The main configurations for hearing aid applications are sampling rates of 16 KHz for voice and 24 KHz for music. In the first chapter, we reviewed the hearing aid requirements for people with hearing loss and mentioned that higher tones than 11 KHz are not audible by hearing aid users. This is why the music sampling rate stops at 24 KHz (sampling rate is twice the tone content). Additional audio processing for hearing aid takes care to replace higher tones with tones under 11 KHz, which are covered by the 24 KHz sampling rate setting. The voice quality is a wideband speech (WB) and may be used by hearing aid users as well as people with no hearing loss.
For high-quality voice application, an additional configuration is added: 32 KHz which adds super wideband speech (SWB). With SWB, the voice quality adds an in-room experience, where during a voice call, the user may hear the call as if the user is within the same room as the counterpart on the other end of the call. This configuration has already become popular in cellular phones, and Bluetooth may now provide the same level of user experience.
For high-quality music or hybrid voice and music, 48 KHz full band is available. 48 KHz provides the full range of the human ear audibility which is sensitive to tones of up to 20 KHz, as we saw in Chapter 1. LC3 is designed as a mono Codec, so that left and right stereo may be encoded separately.
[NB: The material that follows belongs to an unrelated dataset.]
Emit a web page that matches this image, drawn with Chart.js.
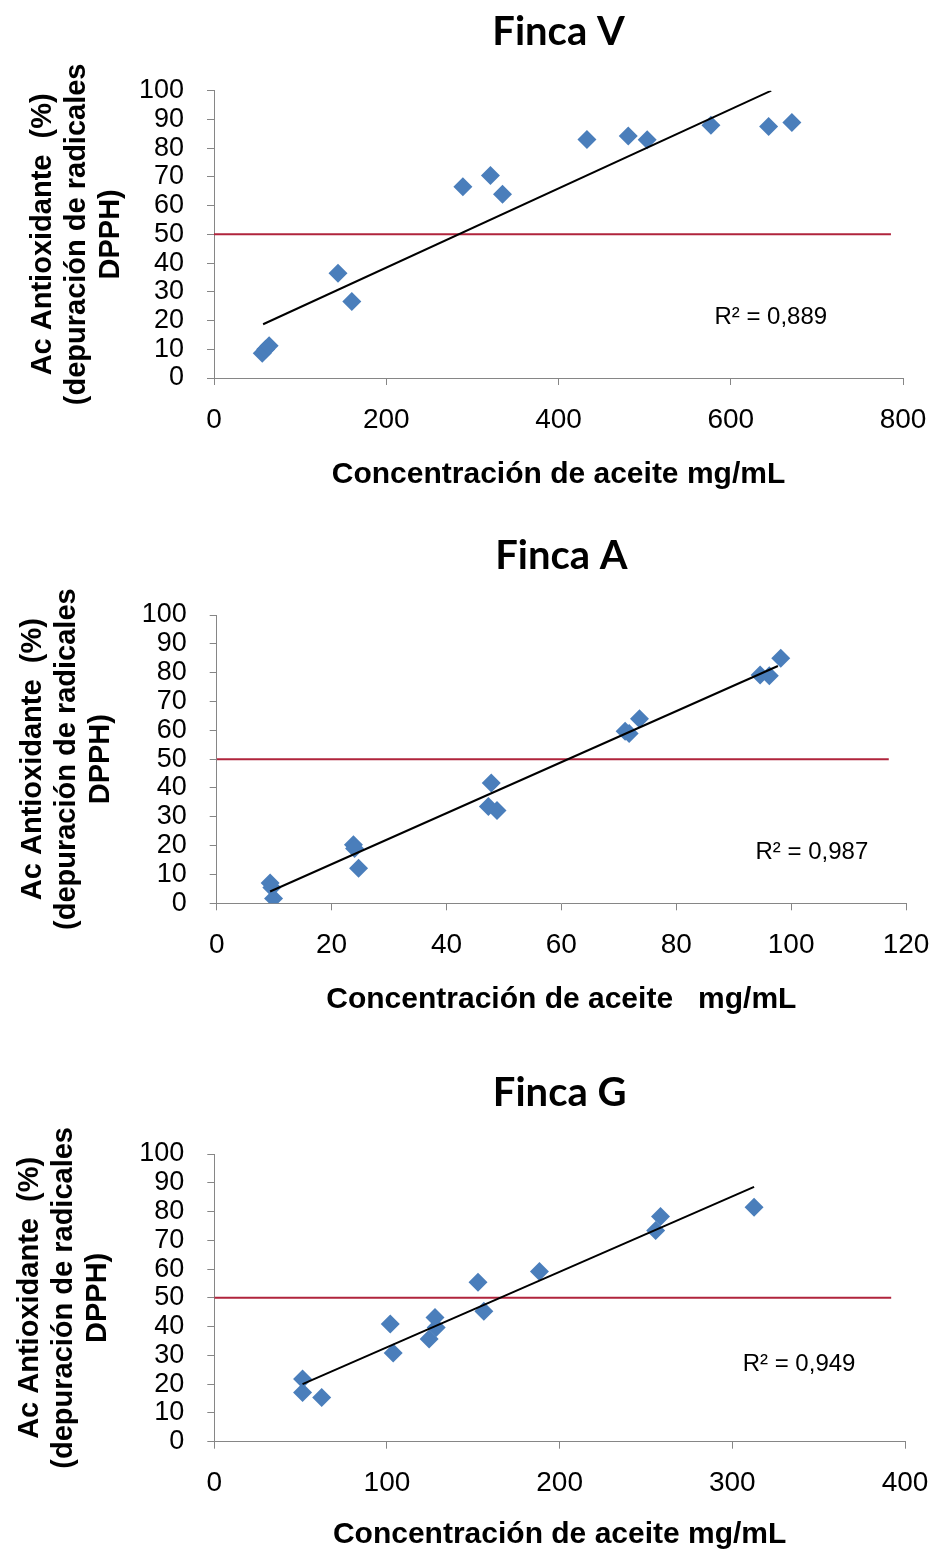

This allows sending left and right streams to two separate speakers or earbuds.
LC3 latency components bitrates
Application | Sampling Rate [KHz] | LC3 7.5 Bitrate/Payload [Kb/s]/[bytes] | LC 10 Bitrate/Payload [Kb/s]/[bytes] |
---|---|---|---|
Hearing aid voice Hearing aid music High-quality voice High-quality music | 16 24 32 48 | 32/30 48/45 64/60 96/90 | 32/40 48/60 64/80 96/120 |
Summary
In this chapter, we looked into the LC3 Codec, which is the mandatory Codec in LE Audio. LC3 provides a full range of sampling rates at low bitrate, low latency, and low complexity and achieves excellent scores in listening tests.